Margaret Porter Troupe
I gave him your book at his birthday party. He told Quincy, “Come down to the studio and pick something.”
Franklin Sirmans
Wow.
Margaret Porter Troupe
Do you think we had the sense to go pick it up?
Quincy Troupe
Yeah, people say anything, you know? But he was serious. Most painters aren’t like that. Romare was a beautiful spirit.
Margaret Porter Troupe
Extraordinarily generous. But to answer your question, when I had a gallery, I did see the upside with artists who were making work during the seventies. I kept telling people, “Dude, this is going to be the next wave of art. There’s so much upside here. Black artists are going to go through the roof. Get it now, get it now, get it now.” I only had maybe three people who were consistently buying from me, one of whom was Terry McMillan, the novelist. Another was a woman in San Diego named Lucy Goldman and a guy named Peter Schwartz. They kept me in business.
But it is difficult to know that the artists themselves don’t necessarily benefit from that increase in sales. They’ve sacrificed so much and worked so hard. That part is sad.
Franklin Sirmans
I know that there are some things that obviously you must hold on to. Now, imagine if y’all had to go move to a deserted island tomorrow or something and you could only bring one piece, what would you do?
Quincy Troupe
Oh, no, no, no. I don’t know what that would be.
Margaret Porter Troupe
You know what Corrine Jennings once said to me? “Margaret, we don’t own this work. We are just guardians of it.” I’m thinking about that now as we’ve decided to put some of our work on auction. It’s a very emotional experience. I went to see the show and I broke down in tears. It felt like I was going to a funeral.

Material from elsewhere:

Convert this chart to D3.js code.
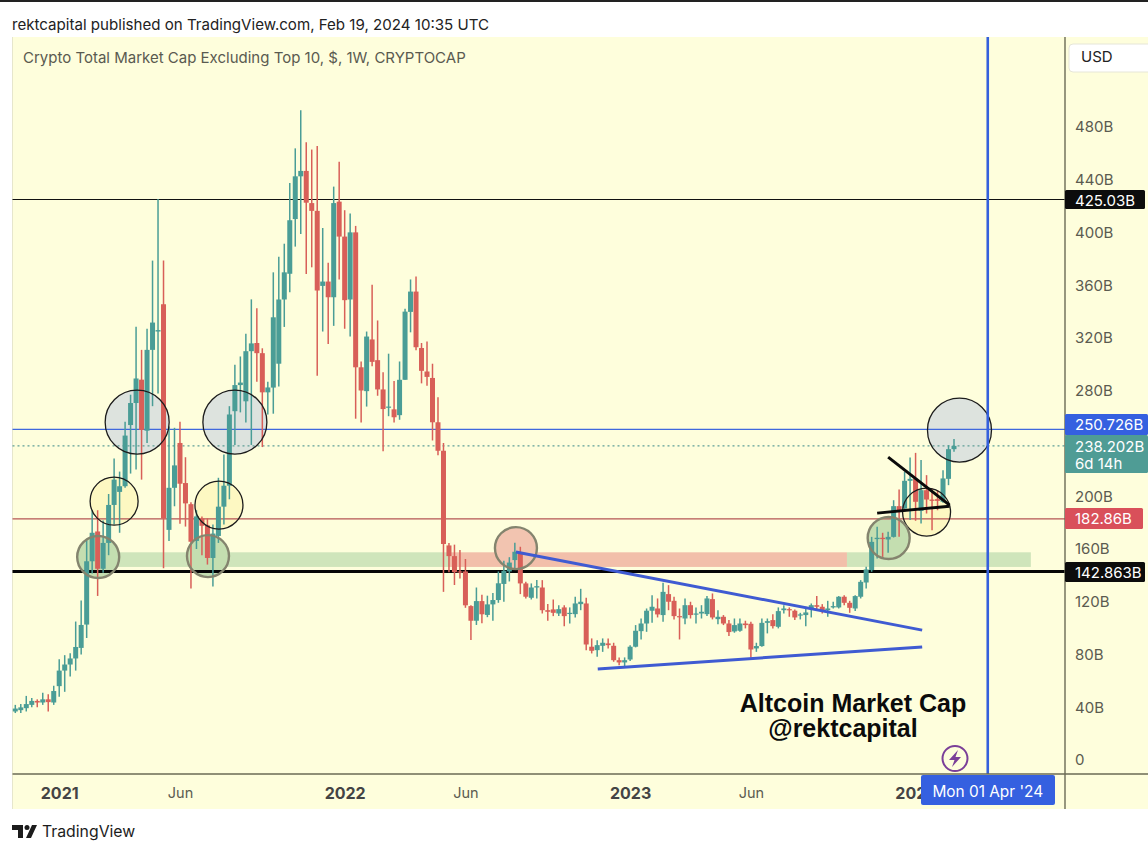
<!DOCTYPE html>
<html><head><meta charset="utf-8">
<script src="https://cdn.jsdelivr.net/npm/d3@7"></script>
<style>html,body{margin:0;padding:0;background:#fff}svg{display:block}text{font-family:Inter,"Noto Sans",sans-serif}</style>
</head><body><div id="c"></div>
<script>
const open=[36.8,37.8,39.3,41.8,44.8,43.6,46,43.6,56,67.8,72.4,77,85,102.7,150.7,173.3,145,164.6,193.4,203.3,207.6,254,270.7,288.4,249.7,311,324.9,345.6,174.5,206.4,240.4,210,194,166.1,183.2,177.9,153.2,169.9,192.1,208,264.5,284.3,272,310,316.2,308.5,278.8,
282.4,300.5,349.2,368.7,410.2,442.6,446.7,422.3,416.4,359.5,362.8,350.9,423.4,396.9,349.2,400.1,297.8,279.7,318.9,303.2,281,267.5,265.9,261.5,288.3,339.8,355.2,312.4,294.6,289.7,256.1,234.5,162.7,154.6,143,143,116.7,105.6,120.5,110,118,121.3,133.5,143,
151.6,157.1,133.9,123,130.8,130.8,113.6,114.2,111.1,115.7,111.1,110.6,118.2,118.7,85.9,83.3,86.6,88.4,86.6,75.7,74,76.2,85.9,97.7,103.5,113.2,114.9,109.9,125.8,120.7,109.1,107.3,117.4,110.4,111.1,110.6,122,106.8,108.6,103.5,97.5,98,103.5,103.3,84.6,86.4,104,106.1,101,113.6,114.4,113.2,109.6,109.9,114.9,117.4,116.2,113.6,115.7,115.7,123.8,119.2,114.9,123.8,134.6,
144,167.5,168.5,167.2,169.2,192.5,190.7,211.7,213.2,188.9,204.6,197.5,197.8,195.8,213.2,235.7];
const high=[41.8,42.4,48.6,47,46,51,49.8,56.3,76.4,79.5,81,105,121,167.7,189.4,189.4,181.6,201.7,228.6,218.7,256.5,277,328.6,311,327,378.7,425.4,378.7,252.8,251.9,256.5,229.6,195.5,189.4,184.7,183.2,178.5,214,231.7,268.3,299.8,306,323.3,349.3,342.5,312.2,286.8,
369.8,381.7,391.5,437.5,463.8,492.7,468.4,462.9,465.6,403.4,377.1,434.8,453.7,416.9,414.5,405,302.2,324.9,360.3,333.3,294,308.1,287.3,302.2,342.2,364.4,366.6,316.2,317.3,300.5,275,240.4,164.6,163.3,159.2,152.4,117.3,130.8,125.4,124.6,126.7,143,151.1,153.8,
164.7,161.7,135.1,133.9,136.4,136.4,118.2,121.7,117.4,117.4,115.7,123.8,129.8,123,92.2,90.9,92.2,92.2,88.9,77.8,77.8,87.1,102.3,107.3,114.9,125,122.5,134.4,132.6,123.8,114.9,122.5,120,115.7,117.4,124.3,126.3,113.6,109.9,106.1,107.3,107.3,105.6,104.8,88.9,107.3,107.3,110.6,115.7,117.4,115.7,114.2,111.6,116.2,118.7,124.3,118.2,120.7,120,124.3,125,120.7,125,136.4,146.5,
169.2,176.8,172.3,173,197,205.1,218.5,229.4,232.9,227.4,216,205.9,204.6,219.8,238.7,243.5];
const low=[35.6,35.6,36.8,40,40,41.8,36.8,41.8,48,51.7,63.4,67.8,80,92.5,141.4,124.4,142,155.3,178.5,172.3,206.4,217.2,220.3,212.6,240.4,268.3,278,145.4,166.1,192.4,179.1,177,130,160,155.3,148.2,131.5,164.6,178.5,197.7,238.9,263.6,255.9,238.9,286.8,237.3,262,
262.6,283.2,328.4,354.7,389.3,398.8,368.5,373.6,291.3,324.9,315.4,329.2,364.4,327,321.1,258.8,255.9,268,298.6,276.2,234.2,260.7,255.9,258,288.3,324.3,310.8,285.6,283.7,242.3,231,127.5,142.4,132.7,137.6,115.4,91,102.4,103.7,108.3,105.6,119.2,120,135.4,
145.2,125.8,122.5,121.7,122.5,111.1,105.6,109.1,109.1,101.5,103.5,108.1,113.6,83.3,80.8,78.3,82,84.6,74.5,71.9,71.2,75,85.4,91.4,97.2,104,108.1,104.8,113.6,106.6,91.4,103,107.3,103.5,107.3,109.1,106.6,103,102.3,94,96.5,97.2,99.8,77.5,82,85.9,96,99.8,99.8,111.1,108.6,106.1,106.6,101.5,108.1,113.6,111.1,108.6,114.9,114.9,117.4,111.6,112.9,122.5,130,
142.7,152.8,154,157.1,168.7,169.2,188.2,181.9,181.4,179.3,186.9,174.3,189.4,195,208.4,233.7];
const close=[39,39.9,42.4,44.8,43.6,46,43.9,52.3,67.8,72.4,77,85.7,102.4,150.7,172.3,145,164.6,193.4,212.6,207.6,246,270.7,289.3,250.3,311,331.7,326,183.2,206.4,223.4,209.5,194.6,165.5,184.7,177.6,153.2,171.7,192.1,208,262,284.3,286.2,310,315.9,308.5,278.8,282.5,
335.7,349.2,369.8,409.3,442.6,446.7,422.6,416.4,356,362.8,350.9,422.3,396.9,348.7,400.1,297.8,280.2,321.1,301.9,281,266.1,268,259.9,288.3,340,355.2,313,295.1,290.5,256.1,234.5,163.8,154.6,142.4,142.4,117.3,105.6,120.5,110.5,118,121.3,134,143.5,149.7,
157.9,133.9,123.8,130.8,131.8,113.6,112.4,111.6,114.4,109.1,111.6,118.7,120,87.6,82.8,87.1,88.9,87.1,75.7,74,75.7,85.9,98,103.5,113.2,116.2,110.4,127.5,120,109.1,108.6,117.4,109.9,111.1,112.4,122.5,108.1,108.6,103.5,97,102.3,103.5,102.3,83.8,86.4,104,105.3,101.5,112.9,114.9,113.6,108.1,110.4,111.9,117.4,116.2,112.9,114.9,116.7,123.8,119.2,115.4,124.3,135.1,144.5,
165.4,168.5,167.5,169.2,192.5,188.9,211.7,213.2,195.8,204.6,197.5,196.5,196.5,213.5,235.7,238.2];

const priceTicks=[0,40,80,120,160,200,280,320,360,400,440,480];
const timeTickWeeks=[8,30,60,82,112,134,164];
const timeTickLabels=["2021","Jun","2022","Jun","2023","Jun","2024"];
const boldTicks=["2021","2022","2023","2024"];
const markerWeek=177.15, markerLabel="Mon 01 Apr '24";
const levels=[{p:425.03,label:"425.03B"},{p:142.863,label:"142.863B"},{p:250.726,label:"250.726B"},{p:182.86,label:"182.86B"}];
const lastPrice=238.202;
const zoneGreen1=[15,79,146.4,157.5], zoneRed=[79,151.5,146.4,157.5], zoneGreen2=[151.5,185,146.4,157.5];
const trendBlue=[[91.2,157.7,165.2,98.5],[106.1,69,165.2,85.7]];
const trendBlack=[[159,229.7,170.2,193.3],[157,187.2,170.2,192.5]];
const bigCircles=[[22.2,256.2],[40,256.2],[172,250.1]];
const yellowCircles=[[18,196.3],[37.1,193.3],[166,188]];
const greenCircles=[[15.1,153.9],[35.1,154.6],[159.1,168.3]];
const redCircles=[[91.2,160.7]];

const W=1148,H=847,L=12.5,T=37,R=1065,B=774,BB=809;
const UP="#4a9d96",DN="#d85f58",BG="#fefedc";
const x=d3.scaleLinear().domain([0,171]).range([15.3,954]);
const y=d3.scaleLinear().domain([0,480]).range([760,127]);
const svg=d3.select("#c").append("svg").attr("width",W).attr("height",H);

svg.append("rect").attr("x",0).attr("y",0).attr("width",W).attr("height",2).attr("fill","#222");
svg.append("text").attr("x",12).attr("y",30).attr("font-size",15.1).attr("fill","#222").text("rektcapital published on TradingView.com, Feb 19, 2024 10:35 UTC");
svg.append("rect").attr("x",L).attr("y",T).attr("width",W-L).attr("height",BB-T).attr("fill",BG);
svg.append("line").attr("x1",L).attr("x2",L).attr("y1",T).attr("y2",BB).attr("stroke","#e6e6cc");
svg.append("text").attr("x",23).attr("y",63).attr("font-size",15).attr("fill","#5a5a50").text("Crypto Total Market Cap Excluding Top 10, $, 1W, CRYPTOCAP");

const zone=(z,c)=>svg.append("rect").attr("x",x(z[0])).attr("width",x(z[1])-x(z[0])).attr("y",y(z[3])).attr("height",y(z[2])-y(z[3])).attr("fill",c);
zone(zoneGreen1,"#cfe5bb");zone(zoneRed,"#f2bfaa");zone(zoneGreen2,"#cfe5bb");

const circFill=(data,r,f)=>svg.append("g").selectAll("circle").data(data).join("circle").attr("cx",d=>x(d[0])).attr("cy",d=>y(d[1])).attr("r",r).attr("fill",f);
circFill(bigCircles,32,"#dde3de");
circFill(yellowCircles,24,"#fdf8c2");
circFill(greenCircles,21,"#c4deb0");
circFill(redCircles,21,"#f2c4b0");

const lv=svg.append("g");
const hline=(p,c,w,dash)=>lv.append("line").attr("x1",L).attr("x2",R).attr("y1",y(p)).attr("y2",y(p)).attr("stroke",c).attr("stroke-width",w).attr("stroke-dasharray",dash||null);
hline(425.03,"#111",1.2);hline(250.726,"#3f68dd",1.3);hline(182.86,"#b55555",1.2);hline(142.863,"#050505",3);hline(lastPrice,"#5f9f98",1.2,"2 3");

const idx=d3.range(close.length);
const g=svg.append("g");
g.selectAll("line").data(idx).join("line").attr("x1",i=>x(i)).attr("x2",i=>x(i)).attr("y1",i=>y(high[i])).attr("y2",i=>y(low[i]))
 .attr("stroke",i=>close[i]>=open[i]?UP:DN).attr("stroke-width",1.5);
g.selectAll("rect").data(idx).join("rect").attr("x",i=>x(i)-2.5).attr("width",5)
 .attr("y",i=>y(Math.max(open[i],close[i]))).attr("height",i=>Math.max(1.2,Math.abs(y(open[i])-y(close[i]))))
 .attr("fill",i=>close[i]>=open[i]?UP:DN);

const circStroke=(data,r,s,w)=>svg.append("g").selectAll("circle").data(data).join("circle").attr("cx",d=>x(d[0])).attr("cy",d=>y(d[1])).attr("r",r).attr("fill","none").attr("stroke",s).attr("stroke-width",w);
circStroke(bigCircles,32,"#1c1c1c",1.3);
circStroke(yellowCircles,24,"#1c1c1c",1.3);
circStroke(greenCircles,21,"#84846e",2.4);
circStroke(redCircles,21,"#84846e",2.4);

const seg=(data,c,w)=>svg.append("g").selectAll("line").data(data).join("line").attr("x1",d=>x(d[0])).attr("y1",d=>y(d[1])).attr("x2",d=>x(d[2])).attr("y2",d=>y(d[3])).attr("stroke",c).attr("stroke-width",w);
seg(trendBlue,"#3f5bd2",3);
seg(trendBlack,"#0a0a0a",3);

svg.append("line").attr("x1",x(markerWeek)).attr("x2",x(markerWeek)).attr("y1",T).attr("y2",B).attr("stroke","#3560dc").attr("stroke-width",2.6);

svg.append("text").attr("x",853).attr("y",712).attr("text-anchor","middle").attr("font-size",25).attr("font-weight",700).attr("fill","#0b0b0b").style("font-family","'Liberation Sans',sans-serif").text("Altcoin Market Cap");
svg.append("text").attr("x",843).attr("y",737).attr("text-anchor","middle").attr("font-size",25).attr("font-weight",700).attr("fill","#0b0b0b").style("font-family","'Liberation Sans',sans-serif").text("@rektcapital");

svg.append("circle").attr("cx",955).attr("cy",758.5).attr("r",12.5).attr("fill","none").attr("stroke","#7b3f98").attr("stroke-width",2);
svg.append("path").attr("d","M958 750 L949 760 L954.5 760 L952 767 L961 757 L955.5 757 Z").attr("fill","#7b3f98");

svg.append("line").attr("x1",L).attr("x2",W).attr("y1",B).attr("y2",B).attr("stroke","#6a6a55").attr("stroke-width",1.4);
svg.append("line").attr("x1",R).attr("x2",R).attr("y1",T).attr("y2",BB).attr("stroke","#6a6a55").attr("stroke-width",1.4);

const yAxis=d3.axisRight(y).tickValues(priceTicks).tickSize(0).tickPadding(0).tickFormat(d=>d===0?"0":d+"B");
const ya=svg.append("g").attr("transform",`translate(1075,0)`).call(yAxis);
ya.select(".domain").remove();
ya.selectAll("text").attr("font-size",15).attr("fill","#5b5b50").style("font-family","Inter,sans-serif");

const xAxis=d3.axisBottom(x).tickValues(timeTickWeeks).tickSize(0).tickPadding(0).tickFormat((d,i)=>timeTickLabels[i]);
const xa=svg.append("g").attr("transform",`translate(0,788)`).call(xAxis);
xa.select(".domain").remove();
xa.selectAll("text").attr("font-size",(d,i)=>boldTicks.includes(timeTickLabels[i])?16:14.5).attr("fill",(d,i)=>boldTicks.includes(timeTickLabels[i])?"#444":"#5b5b50").attr("font-weight",(d,i)=>boldTicks.includes(timeTickLabels[i])?700:400).style("font-family","Inter,sans-serif");

svg.append("rect").attr("x",1069).attr("y",44).attr("width",90).attr("height",28).attr("rx",4).attr("fill","#fff").attr("stroke","#e6e6d8");
svg.append("text").attr("x",1081).attr("y",62).attr("font-size",15).attr("fill","#222").text("USD");

const tag=(yy,h,c,right,t,ty)=>{svg.append("rect").attr("x",R).attr("y",yy).attr("width",right-R).attr("height",h).attr("rx",1.5).attr("fill",c);
 [].concat(t).forEach((s,k)=>svg.append("text").attr("x",1075).attr("y",[].concat(ty)[k]).attr("dominant-baseline","central").attr("font-size",15).attr("fill","#fff").text(s));};
tag(190,19,"#0c0c0c",1145,levels[0].label,200);
tag(414,21,"#3560e0",1148,levels[2].label,424);
tag(435,38,"#4f9c95",1148,[lastPrice.toFixed(3)+"B","6d 14h"],[446,463]);
tag(508,21,"#d9505a",1143,levels[3].label,518);
tag(562,20,"#0c0c0c",1145,levels[1].label,572);

svg.append("rect").attr("x",921).attr("y",775).attr("width",134).attr("height",30).attr("rx",2).attr("fill","#3560e0");
svg.append("text").attr("x",x(markerWeek)).attr("y",791).attr("text-anchor","middle").attr("dominant-baseline","central").attr("font-size",15.4).attr("fill","#fff").text(markerLabel);

svg.append("path").attr("fill","#1c1c1c").attr("d","M12 825 H23 V838 H18 V830 H12 Z M32 825 L37 825 L31 838 L26 838 Z");
svg.append("circle").attr("cx",27).attr("cy",827.5).attr("r",2.5).attr("fill","#1c1c1c");
svg.append("text").attr("x",42).attr("y",837).attr("font-size",15.8).attr("fill","#1c1c1c").text("TradingView");
</script></body></html>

But we have a finite time on this planet, right? We’ve enjoyed our paintings. We didn’t invest in stocks and bonds, and we didn’t invest in art as a commercial exchange. We want to be able to live with it. I used to come home after all the tension of being in a corporate environment and sit in my living room and look at the paintings on the wall. My spirit would become elevated.
Now that we’re seniors in the last part of our lives, we want to enjoy that aspect of living just as intensely as we had in previous years. All these wonderful friendships and memories are embedded in all of these pieces that are on view. All this treasure, this love and camaraderie and history-making — that’s all embedded in there. And now someone else can guard it for us.